§ Exercise details: Every line below is to be copied exactly, with the pictures left out.

■ ■ ■ ■

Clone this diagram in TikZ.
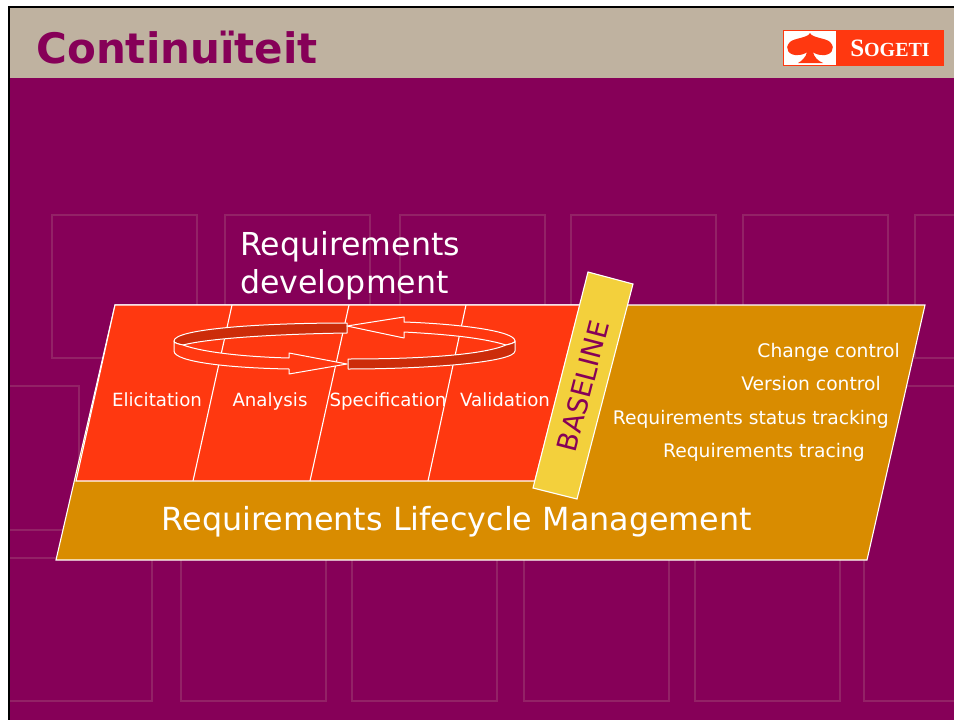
\documentclass[tikz,border=0pt]{standalone}
\usepackage{fontspec}
\setmainfont{DejaVu Sans}
\usepackage{tikz}
\usetikzlibrary{positioning}
\definecolor{mpurple}{RGB}{134, 0, 88}
\definecolor{mfaint}{RGB}{147, 34, 102}
\definecolor{mtaupe}{RGB}{191, 178, 160}
\definecolor{mred}{RGB}{255, 56, 16}
\definecolor{mdark}{RGB}{204, 44, 10}
\definecolor{mochre}{RGB}{217, 140, 0}
\definecolor{myellow}{RGB}{243, 208, 60}
\tikzset{
  ghost/.style={draw=mfaint, line width=1.3pt},
  plane/.style={draw=white, line width=1.1pt},
  divider/.style={draw=white, line width=1.1pt},
  band/.style={draw=white, line width=1pt, line join=round},
  steplabel/.style={text=white, font=\fontsize{18.2}{22}\selectfont, inner sep=0pt, anchor=base},
  tasklabel/.style={text=white, font=\fontsize{18.7}{22}\selectfont, inner sep=0pt, anchor=base east}
}
\begin{document}
\begin{tikzpicture}[x=1pt, y=-1pt]
    \useasboundingbox (0, 0) rectangle (954, 720);
    \fill [white] (0, 0) rectangle (954, 720);
    \fill [mpurple] (9, 78) rectangle (954, 720);
    \fill [mtaupe] (9, 8) rectangle (954, 78);
    \draw [black, line width=2pt] (9, 720) -- (9, 7) -- (954, 7);

    % faint squares behind the planes
    \foreach \x in {52, 225, 400, 571, 743, 915}
      \draw [ghost] (\x, 215) rectangle ++(145, 143);
    \draw [ghost] (10, 386) -- (79, 386) -- (79, 485);
    \draw [ghost] (954, 386) -- (900, 386);
    \draw [ghost] (10, 530) -- (80, 530);
    \foreach \x in {181, 352, 524, 695}
      \draw [ghost] (\x, 558) rectangle ++(145, 143);
    \draw [ghost] (10, 558) -- (152, 558) -- (152, 701) -- (10, 701);
    \draw [ghost] (864, 556) -- (864, 701) -- (954, 701);

    % header
    \node [text=mpurple, font=\fontsize{42}{50}\selectfont\bfseries, inner sep=0pt] (title) at (177, 48) {Continuïteit};

    % logo
    \fill [mred] (783, 30) rectangle (944, 66);
    \fill [white] (784, 31) rectangle (836, 65);
    \fill [mred] (810, 33) .. controls (812, 38) and (826, 38) .. (830, 42)
      .. controls (837, 49) and (830, 56) .. (822, 55) .. controls (819, 55) and (815, 54) .. (813, 52)
      .. controls (814, 57) and (818, 61) .. (823, 63) -- (798, 63)
      .. controls (802, 61) and (806, 57) .. (807, 52) .. controls (805, 54) and (801, 55) .. (798, 55)
      .. controls (790, 56) and (783, 49) .. (790, 42) .. controls (794, 38) and (808, 38) .. (810, 33) -- cycle;
    \node [text=white, font=\fontspec{Liberation Serif}\bfseries\fontsize{25}{29}\selectfont, inner sep=0pt] (logotext) at (890, 48) {S\fontsize{20}{24}\selectfont OGETI};

    % lifecycle plane
    \path [fill=mochre, plane] (115, 305) -- (925, 305) -- (867, 560) -- (56, 560) -- cycle;

    % development plane
    \path [fill=mred, plane] (115, 305) -- (580, 305) -- (535, 481) -- (76, 481) -- cycle;
    \coordinate (divtopa) at (232, 305);
    \coordinate (divbota) at (193, 481);
    \coordinate (divtopb) at (349, 305);
    \coordinate (divbotb) at (310, 481);
    \coordinate (divtopc) at (466, 305);
    \coordinate (divbotc) at (428, 481);
    \draw [divider] (divtopa) -- (divbota);
    \draw [divider] (divtopb) -- (divbotb);
    \draw [divider] (divtopc) -- (divbotc);

    % circular arrow: back halves first
    \path [fill=mdark, band] (347, 323) .. controls (260, 323) and (174, 329) .. (174, 341)
      .. controls (174, 343) and (178, 344) .. (183, 345) .. controls (210, 338) and (280, 334) .. (347, 333) -- cycle;
    \path [fill=mred, band] (347, 326) -- (404, 317) -- (404, 322) .. controls (460, 324) and (515, 331) .. (515, 341)
      .. controls (515, 343) and (510, 344) .. (506, 345) .. controls (480, 337) and (440, 334) .. (404, 332) -- (404, 338) -- cycle;
    \path [fill=mdark, band] (348, 359) .. controls (430, 359) and (485, 354) .. (506, 345)
      .. controls (510, 344) and (515, 343) .. (515, 341) -- (515, 351) .. controls (515, 362) and (430, 369) .. (348, 369) -- cycle;
    \path [fill=mred, band] (174, 341) .. controls (174, 343) and (178, 344) .. (183, 345)
      .. controls (205, 353) and (250, 357) .. (289, 358) -- (289, 353) -- (347, 364) -- (289, 374) -- (289, 369)
      .. controls (230, 368) and (174, 362) .. (174, 351) -- cycle;

    % baseline strip
    \path [fill=myellow, draw=white, line width=1.1pt] (588, 272) -- (633, 284) -- (577, 499) -- (533, 488) -- cycle;
    \node [text=mpurple, rotate=75.5, font=\fontsize{27.4}{32}\selectfont, inner sep=0pt] (baseline) at (583, 386) {BASELINE};

    % labels
    \node [text=white, font=\fontsize{31.6}{38}\selectfont, align=left, inner sep=0pt, anchor=base west, text width=260pt] (devlabel) at (240, 255) {Requirements\\development};
    \node [steplabel] (elicitation) at (157, 406) {Elicitation};
    \node [steplabel] (analysis) at (270, 406) {Analysis};
    \node [steplabel] (specification) at (388, 406) {Specification};
    \node [steplabel] (validation) at (505, 406) {Validation};
    \node [tasklabel] (change) at (900, 357) {Change control};
    \node [tasklabel] (version) at (881, 390) {Version control};
    \node [tasklabel] (status) at (889, 424) {Requirements status tracking};
    \node [tasklabel] (tracing) at (865, 457) {Requirements tracing};
    \node [text=white, font=\fontsize{31.8}{38}\selectfont, inner sep=0pt, anchor=base] (lifecycle) at (457, 530) {Requirements Lifecycle Management};
\end{tikzpicture}
\end{document}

■ ■ ■ ■

§ Solution to this task:
Clone this diagram in TikZ.
\documentclass[tikz,border=0pt]{standalone}
\usepackage{fontspec}
\setmainfont{DejaVu Sans}
\usepackage{tikz}
\usetikzlibrary{positioning}
\definecolor{mpurple}{RGB}{134, 0, 88}
\definecolor{mfaint}{RGB}{147, 34, 102}
\definecolor{mtaupe}{RGB}{191, 178, 160}
\definecolor{mred}{RGB}{255, 56, 16}
\definecolor{mdark}{RGB}{204, 44, 10}
\definecolor{mochre}{RGB}{217, 140, 0}
\definecolor{myellow}{RGB}{243, 208, 60}
\tikzset{
  ghost/.style={draw=mfaint, line width=1.3pt},
  plane/.style={draw=white, line width=1.1pt},
  divider/.style={draw=white, line width=1.1pt},
  band/.style={draw=white, line width=1pt, line join=round},
  steplabel/.style={text=white, font=\fontsize{18.2}{22}\selectfont, inner sep=0pt, anchor=base},
  tasklabel/.style={text=white, font=\fontsize{18.7}{22}\selectfont, inner sep=0pt, anchor=base east}
}
\begin{document}
\begin{tikzpicture}[x=1pt, y=-1pt]
    \useasboundingbox (0, 0) rectangle (954, 720);
    \fill [white] (0, 0) rectangle (954, 720);
    \fill [mpurple] (9, 78) rectangle (954, 720);
    \fill [mtaupe] (9, 8) rectangle (954, 78);
    \draw [black, line width=2pt] (9, 720) -- (9, 7) -- (954, 7);

    % faint squares behind the planes
    \foreach \x in {52, 225, 400, 571, 743, 915}
      \draw [ghost] (\x, 215) rectangle ++(145, 143);
    \draw [ghost] (10, 386) -- (79, 386) -- (79, 485);
    \draw [ghost] (954, 386) -- (900, 386);
    \draw [ghost] (10, 530) -- (80, 530);
    \foreach \x in {181, 352, 524, 695}
      \draw [ghost] (\x, 558) rectangle ++(145, 143);
    \draw [ghost] (10, 558) -- (152, 558) -- (152, 701) -- (10, 701);
    \draw [ghost] (864, 556) -- (864, 701) -- (954, 701);

    % header
    \node [text=mpurple, font=\fontsize{42}{50}\selectfont\bfseries, inner sep=0pt] (title) at (177, 48) {Continuïteit};

    % logo
    \fill [mred] (783, 30) rectangle (944, 66);
    \fill [white] (784, 31) rectangle (836, 65);
    \fill [mred] (810, 33) .. controls (812, 38) and (826, 38) .. (830, 42)
      .. controls (837, 49) and (830, 56) .. (822, 55) .. controls (819, 55) and (815, 54) .. (813, 52)
      .. controls (814, 57) and (818, 61) .. (823, 63) -- (798, 63)
      .. controls (802, 61) and (806, 57) .. (807, 52) .. controls (805, 54) and (801, 55) .. (798, 55)
      .. controls (790, 56) and (783, 49) .. (790, 42) .. controls (794, 38) and (808, 38) .. (810, 33) -- cycle;
    \node [text=white, font=\fontspec{Liberation Serif}\bfseries\fontsize{25}{29}\selectfont, inner sep=0pt] (logotext) at (890, 48) {S\fontsize{20}{24}\selectfont OGETI};

    % lifecycle plane
    \path [fill=mochre, plane] (115, 305) -- (925, 305) -- (867, 560) -- (56, 560) -- cycle;

    % development plane
    \path [fill=mred, plane] (115, 305) -- (580, 305) -- (535, 481) -- (76, 481) -- cycle;
    \coordinate (divtopa) at (232, 305);
    \coordinate (divbota) at (193, 481);
    \coordinate (divtopb) at (349, 305);
    \coordinate (divbotb) at (310, 481);
    \coordinate (divtopc) at (466, 305);
    \coordinate (divbotc) at (428, 481);
    \draw [divider] (divtopa) -- (divbota);
    \draw [divider] (divtopb) -- (divbotb);
    \draw [divider] (divtopc) -- (divbotc);

    % circular arrow: back halves first
    \path [fill=mdark, band] (347, 323) .. controls (260, 323) and (174, 329) .. (174, 341)
      .. controls (174, 343) and (178, 344) .. (183, 345) .. controls (210, 338) and (280, 334) .. (347, 333) -- cycle;
    \path [fill=mred, band] (347, 326) -- (404, 317) -- (404, 322) .. controls (460, 324) and (515, 331) .. (515, 341)
      .. controls (515, 343) and (510, 344) .. (506, 345) .. controls (480, 337) and (440, 334) .. (404, 332) -- (404, 338) -- cycle;
    \path [fill=mdark, band] (348, 359) .. controls (430, 359) and (485, 354) .. (506, 345)
      .. controls (510, 344) and (515, 343) .. (515, 341) -- (515, 351) .. controls (515, 362) and (430, 369) .. (348, 369) -- cycle;
    \path [fill=mred, band] (174, 341) .. controls (174, 343) and (178, 344) .. (183, 345)
      .. controls (205, 353) and (250, 357) .. (289, 358) -- (289, 353) -- (347, 364) -- (289, 374) -- (289, 369)
      .. controls (230, 368) and (174, 362) .. (174, 351) -- cycle;

    % baseline strip
    \path [fill=myellow, draw=white, line width=1.1pt] (588, 272) -- (633, 284) -- (577, 499) -- (533, 488) -- cycle;
    \node [text=mpurple, rotate=75.5, font=\fontsize{27.4}{32}\selectfont, inner sep=0pt] (baseline) at (583, 386) {BASELINE};

    % labels
    \node [text=white, font=\fontsize{31.6}{38}\selectfont, align=left, inner sep=0pt, anchor=base west, text width=260pt] (devlabel) at (240, 255) {Requirements\\development};
    \node [steplabel] (elicitation) at (157, 406) {Elicitation};
    \node [steplabel] (analysis) at (270, 406) {Analysis};
    \node [steplabel] (specification) at (388, 406) {Specification};
    \node [steplabel] (validation) at (505, 406) {Validation};
    \node [tasklabel] (change) at (900, 357) {Change control};
    \node [tasklabel] (version) at (881, 390) {Version control};
    \node [tasklabel] (status) at (889, 424) {Requirements status tracking};
    \node [tasklabel] (tracing) at (865, 457) {Requirements tracing};
    \node [text=white, font=\fontsize{31.8}{38}\selectfont, inner sep=0pt, anchor=base] (lifecycle) at (457, 530) {Requirements Lifecycle Management};
\end{tikzpicture}
\end{document}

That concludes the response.